Platonic Play

At a swingers club, the customers trade more than memories

They were tossing out plenty of sleazy disco songs like K.C. and the Sunshine Band's "That's the Way" and cracking lame jokes that put everyone at ease. When they switched instruments, Perdomo took the drums and Medina the bass to play one of their originals.

Cintron quipped, "This is our version of swapping."

"I'm feeling frisky," remarked 23-year-old Perdomo.

Jim Campbell

"Come on, what do you guys want to hear?" Cintron asked, gesturing impatience with his sticks. "Oh wait," he interjected, his attention turning toward the screen. "The money shot."

We all stopped to look at the girl with the milk mustache that wasn't milk. Whoa!

Later, I asked Medina: How did he feel going in to the club?

"It wasn't as bad as I thought it would be. I thought couples would be banging each other against the pole while we played. No pun intended, but the place gave me a warm feeling."

DC-3 gave Plato's a warm feeling too, which is why, according to Medina, they were invited back to play once a month.

When I went back on Friday to see what the club was like in full swing, no pun intended myself, it became clear that there was a bit about Plato's that DC-3 didn't see.

A crowd of 40 or so people gathered around the bar in the corner of the room for a wet T-shirt contest that included eight women who ranged from the hot, young, and stylish to the middle-aged and slightly overweight.
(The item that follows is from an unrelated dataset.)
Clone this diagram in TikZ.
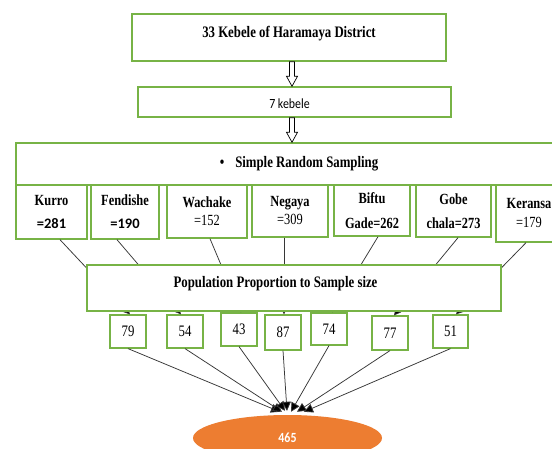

After a fairly typical display that involved a minipool and some cold water, the three hottest girls were deemed the winners. All of the contestants paired back up with their partners, and several started trailing off toward the back of the club and the hot tub.

One hefty man wearing light slacks and a black shirt, clearly in his 30s, was staggering around the dance floor, tapping girls on the arms to initiate contact. He must have tapped my arm four times in passing before he finally started making out on the dance floor with a heavyset woman with brown, curly hair. He followed her over to one of the leather couches and started petting her over her underwear as her slight, mustachioed male companion looked on.

Then, he got down on his knees in front of the couch and put his face to her crotch for a couple of minutes. The brief encounter ended, and he started cruising again.

Meanwhile, the female half of a tall, thin pair was leaning back on the edge of the small, nearby stage, with her partner kneeling between her legs.

Surrounded by people who were so comfortable with what they term the "lifestyle" made me forget what had seemed so shocking before I walked through the door. I was watching live sex, and it somehow didn't affect me one way or the other. I was neither turned on nor grossed out. After a few hours in the club, the charged inner space had become my temporary reality, but I still could not identify with the participants engaged in the activities.

Orgies, partner swapping, and exhibitionism don't signal the end of civilization. Many people I've known have participated in such activities and whisper about them during cathartic games of "I Never," but they don't sit around boldly expressing their illicit sexuality like the topless and leashed pixie-haired brunet who was sitting over at the bar awaiting a partner during my second night at Plato's.

I asked Claire Pernice to help me understand the "lifestyle." Inside her office, behind a well-kept kitchen, she told me that she took over the club when her husband, Frank, who opened its infamous New York predecessor, Plato's Retreat, passed away. Then she folds her hands and drops her chin on them and says: "Now, let me make this clear. Most couples who come to Plato's are married for five, seven, maybe ten years. They get out of the house; the wife dresses sexy. Other people are looking at them, and usually they get to see each other in a different light. They come here to enhance the relationship, and many of them never go into private rooms. But when they go home, they tell me, they have the best sex of their lives.

"And another thing," she adds, leaning forward, "these marriages last. In the end, it's all about honesty."

Come 3 a.m., the dressed were outnumbered by the white-toweled crowd. And it was honestly time for me to do what every nonparticipant in the alternate sexual lifestyle should do. I ducked out and put the fleshfest out of my head.